- Born: January 6, 1913 South Pasadena, California
- Died: October 18, 2013 (aged 100) Los Angeles
- Education: University of Southern California, Loyola University Chicago
- Occupation: physician

= Sakaye Shigekawa =

American physician

Sakaye Shigekawa (January 6, 1913 – October 18, 2013) was an American physician who specialized in obstetrics. Born to Japanese-American parents, she was imprisoned and forced to live and work at an internment camp in California, providing medical care to fellow Japanese-American internees during World War II. She completed her training in Chicago before returning to Los Angeles in 1948, where she practiced for more than 50 years.

==Early life==
Shigekawa was born in 1913 in South Pasadena, California. Her father, Tsunetaro Shigekawa, worked as a gardener and a hog farmer, while her mother, Shina (Nagasaki) Shigekawa, was a picture bride; both had migrated to the United States from Shikoku.
She and her twin sister, younger sister, and younger brother grew up in a house on Central Avenue in Los Angeles, in a neighborhood that housed numerous Japanese Americans.
She was inspired to become a physician when her father was hospitalized for pneumonia. After graduating from Jefferson High School, she studied at University of Southern California (USC) and then the Stritch School of Medicine at Loyola University Chicago.
She had wanted to complete her medical degree at USC, but when she applied in 1935 the university did not admit women to the medical program.
She graduated from Loyola in 1940.

==Career==
Shigekawa completed her medical internship at Mercy Hospital in Bay City, Michigan, where she became the second female medical intern.
She began her residency at Los Angeles County Hospital but all of the hospital's Japanese-American staff were dismissed in 1941 in the aftermath of the attack on Pearl Harbor. She then worked briefly at Seaside Memorial Hospital before being forced to move to the Santa Anita Assembly Center, a processing center for the internment of Japanese Americans during World War II, where she was one of seven imprisoned physicians of Japanese background who provided care for 17,000 fellow inmates. Shigekawa was the youngest of the doctors at 29 years old, and the only woman. When she was ordered to move to Wyoming to be interned and work at the Heart Mountain Relocation Center, another internment camp for Japanese Americans, she sent letters to the government saying that she refused to go and that if forced to move there she would not work.
She was subsequently released to live in Chicago, where she finished her residency in obstetrics at Walter Memorial Hospital. She worked at a private practice with another woman physician until 1948, when she returned to Los Angeles.

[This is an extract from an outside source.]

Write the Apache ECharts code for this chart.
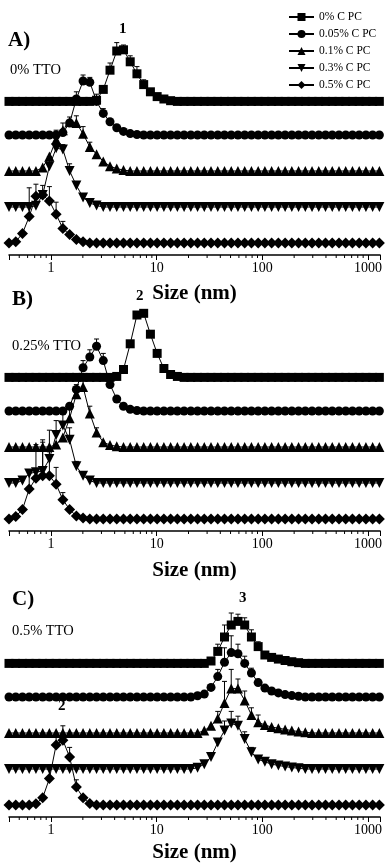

Shigekawa set up a medical practice on Santa Monica Boulevard in Hollywood in 1949. In the same year, she began working at Queen of Angels Hospital in Los Angeles, where she was the first Japanese-American staff member, and in 1977 she became the first woman to be elected president of the hospital. She worked at her Hollywood practice for more than 50 years, and in 2000 she estimated that throughout her career she had delivered between 20,000 and 30,000 babies.

In 1993, Shigekawa received Loyola University's Stritch Award "for outstanding research or humanitarian contributions in medicine". She served as president of Japanese Community Health Inc. and was a member of the Japanese American Medical Association.

==Death==
Shigekawa died in Los Angeles on October 18, 2013, aged 100.